▶ _The request_
The line containing "import seaborn as sns" marks the end: extract everything from the first line of the data through that line, exactly, with no pictures.

▶ _Available data_
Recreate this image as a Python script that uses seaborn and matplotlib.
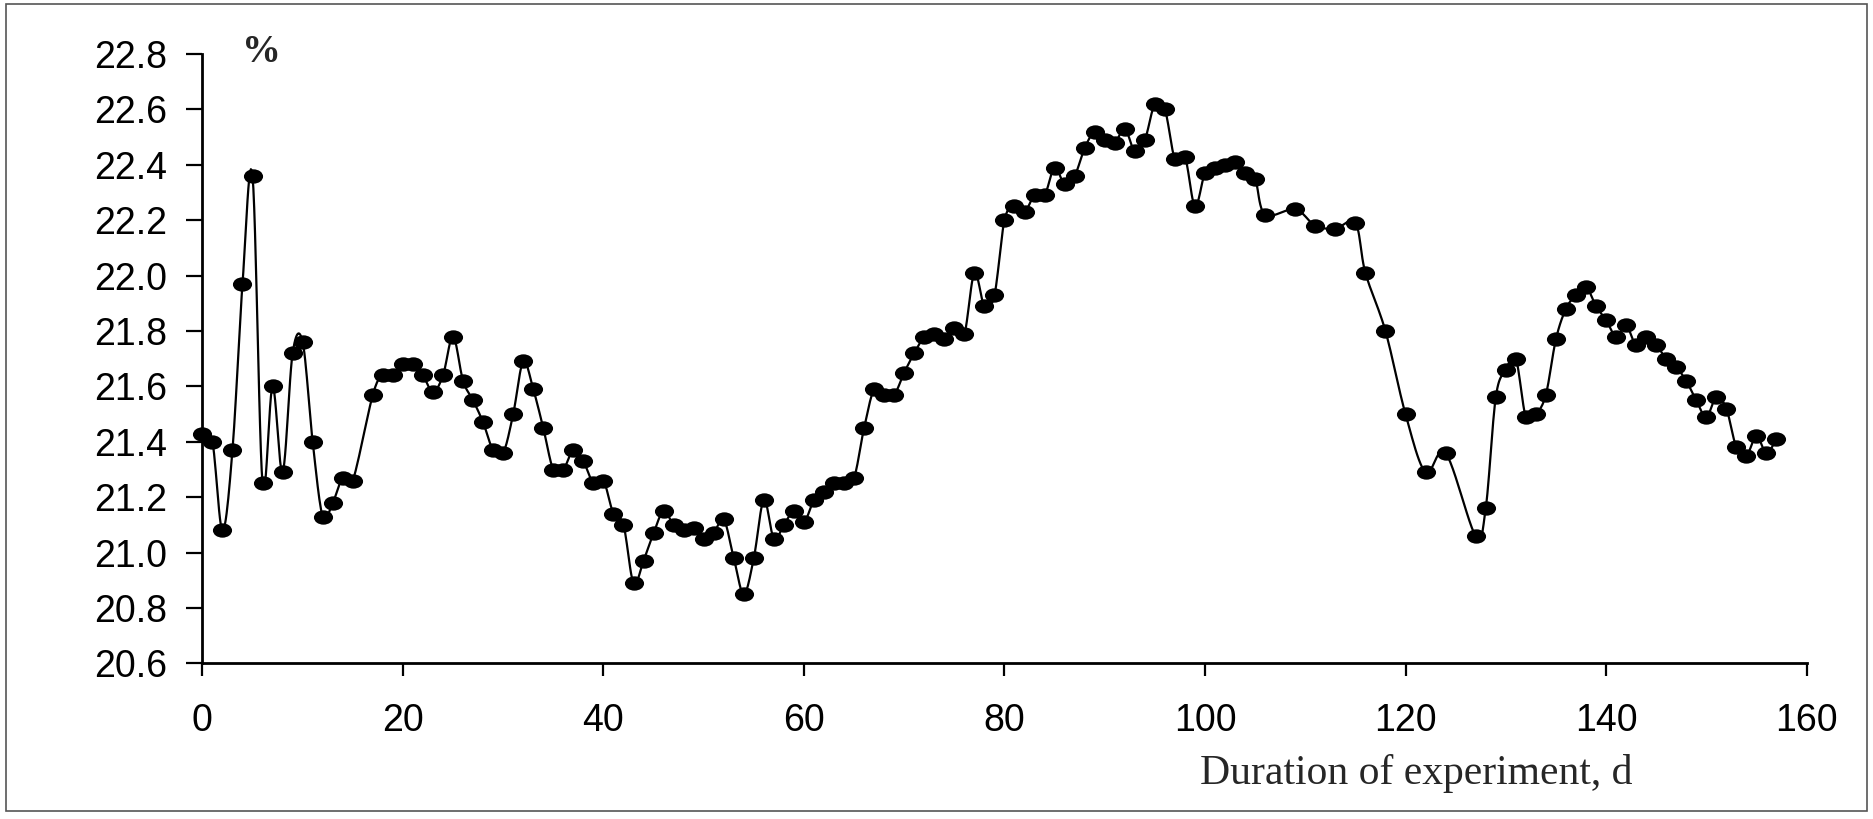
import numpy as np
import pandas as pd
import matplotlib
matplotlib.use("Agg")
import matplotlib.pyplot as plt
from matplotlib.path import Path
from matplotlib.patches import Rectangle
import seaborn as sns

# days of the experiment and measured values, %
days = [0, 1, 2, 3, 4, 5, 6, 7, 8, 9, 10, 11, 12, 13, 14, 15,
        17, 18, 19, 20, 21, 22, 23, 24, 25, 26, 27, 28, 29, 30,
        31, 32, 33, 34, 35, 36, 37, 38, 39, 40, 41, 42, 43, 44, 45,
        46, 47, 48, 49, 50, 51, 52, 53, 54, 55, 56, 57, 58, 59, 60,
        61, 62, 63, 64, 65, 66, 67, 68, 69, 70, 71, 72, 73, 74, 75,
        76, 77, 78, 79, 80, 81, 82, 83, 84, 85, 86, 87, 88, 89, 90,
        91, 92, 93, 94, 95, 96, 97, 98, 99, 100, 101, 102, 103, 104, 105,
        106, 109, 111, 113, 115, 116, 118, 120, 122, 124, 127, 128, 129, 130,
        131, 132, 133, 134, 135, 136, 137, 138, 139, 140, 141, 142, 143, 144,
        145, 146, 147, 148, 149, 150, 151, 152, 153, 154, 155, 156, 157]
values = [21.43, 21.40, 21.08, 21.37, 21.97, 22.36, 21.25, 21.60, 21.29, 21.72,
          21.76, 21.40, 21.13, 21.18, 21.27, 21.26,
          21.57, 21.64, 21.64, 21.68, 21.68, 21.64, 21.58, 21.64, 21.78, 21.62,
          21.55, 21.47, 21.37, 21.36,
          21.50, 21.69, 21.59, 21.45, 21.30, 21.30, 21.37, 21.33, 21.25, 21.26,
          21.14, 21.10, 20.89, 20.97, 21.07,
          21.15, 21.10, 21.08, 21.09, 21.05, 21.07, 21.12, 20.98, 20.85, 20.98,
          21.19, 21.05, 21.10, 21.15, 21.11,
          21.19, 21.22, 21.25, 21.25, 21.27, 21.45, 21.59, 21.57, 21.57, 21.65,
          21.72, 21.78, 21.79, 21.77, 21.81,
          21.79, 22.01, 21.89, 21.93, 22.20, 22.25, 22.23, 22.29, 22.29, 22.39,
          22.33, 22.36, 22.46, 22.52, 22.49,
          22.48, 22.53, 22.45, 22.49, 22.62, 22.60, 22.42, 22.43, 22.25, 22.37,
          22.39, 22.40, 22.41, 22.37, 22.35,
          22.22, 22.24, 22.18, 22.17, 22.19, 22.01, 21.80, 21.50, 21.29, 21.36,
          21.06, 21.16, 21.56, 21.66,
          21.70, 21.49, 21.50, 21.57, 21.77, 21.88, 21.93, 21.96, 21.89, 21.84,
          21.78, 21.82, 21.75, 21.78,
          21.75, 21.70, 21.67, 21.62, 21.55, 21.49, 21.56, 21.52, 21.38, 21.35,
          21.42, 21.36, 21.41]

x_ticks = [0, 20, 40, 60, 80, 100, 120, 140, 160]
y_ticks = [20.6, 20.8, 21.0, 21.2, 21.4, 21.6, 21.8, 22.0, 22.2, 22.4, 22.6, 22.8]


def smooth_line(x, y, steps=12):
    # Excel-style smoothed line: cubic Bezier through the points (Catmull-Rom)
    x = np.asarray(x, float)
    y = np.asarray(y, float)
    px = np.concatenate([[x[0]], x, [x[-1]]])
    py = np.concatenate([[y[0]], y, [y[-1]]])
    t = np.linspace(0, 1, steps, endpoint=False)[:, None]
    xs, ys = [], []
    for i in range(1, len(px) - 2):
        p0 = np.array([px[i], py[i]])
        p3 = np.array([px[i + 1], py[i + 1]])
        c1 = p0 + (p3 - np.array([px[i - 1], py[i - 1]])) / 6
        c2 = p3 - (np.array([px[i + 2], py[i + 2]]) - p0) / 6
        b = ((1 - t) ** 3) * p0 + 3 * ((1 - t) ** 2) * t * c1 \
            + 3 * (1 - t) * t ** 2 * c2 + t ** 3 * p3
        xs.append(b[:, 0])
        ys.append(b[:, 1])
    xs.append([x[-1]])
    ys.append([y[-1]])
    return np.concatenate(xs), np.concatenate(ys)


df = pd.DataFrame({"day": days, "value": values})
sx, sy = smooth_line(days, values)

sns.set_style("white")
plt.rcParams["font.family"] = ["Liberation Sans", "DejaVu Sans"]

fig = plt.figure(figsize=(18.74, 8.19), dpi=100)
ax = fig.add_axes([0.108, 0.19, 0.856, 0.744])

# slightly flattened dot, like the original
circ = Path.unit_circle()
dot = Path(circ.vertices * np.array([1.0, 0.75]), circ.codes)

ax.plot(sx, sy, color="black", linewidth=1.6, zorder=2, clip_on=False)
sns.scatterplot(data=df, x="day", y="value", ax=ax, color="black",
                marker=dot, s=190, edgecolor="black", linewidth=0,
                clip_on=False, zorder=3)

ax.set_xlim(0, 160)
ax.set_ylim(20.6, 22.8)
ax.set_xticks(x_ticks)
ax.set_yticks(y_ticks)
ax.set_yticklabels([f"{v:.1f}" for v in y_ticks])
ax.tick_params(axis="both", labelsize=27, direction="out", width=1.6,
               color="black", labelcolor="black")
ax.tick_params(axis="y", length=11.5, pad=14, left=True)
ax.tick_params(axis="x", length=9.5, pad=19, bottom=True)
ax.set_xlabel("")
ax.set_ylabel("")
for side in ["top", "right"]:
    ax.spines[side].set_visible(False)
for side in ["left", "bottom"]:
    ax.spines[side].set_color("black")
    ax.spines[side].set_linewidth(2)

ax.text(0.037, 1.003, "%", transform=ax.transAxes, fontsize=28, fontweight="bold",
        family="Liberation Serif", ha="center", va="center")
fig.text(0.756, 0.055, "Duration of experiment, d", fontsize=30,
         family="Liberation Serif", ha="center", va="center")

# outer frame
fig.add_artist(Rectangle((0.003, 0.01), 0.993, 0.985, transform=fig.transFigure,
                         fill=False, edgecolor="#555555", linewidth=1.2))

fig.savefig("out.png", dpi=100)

▶ _Full response_
Recreate this image as a Python script that uses seaborn and matplotlib.
import numpy as np
import pandas as pd
import matplotlib
matplotlib.use("Agg")
import matplotlib.pyplot as plt
from matplotlib.path import Path
from matplotlib.patches import Rectangle
import seaborn as sns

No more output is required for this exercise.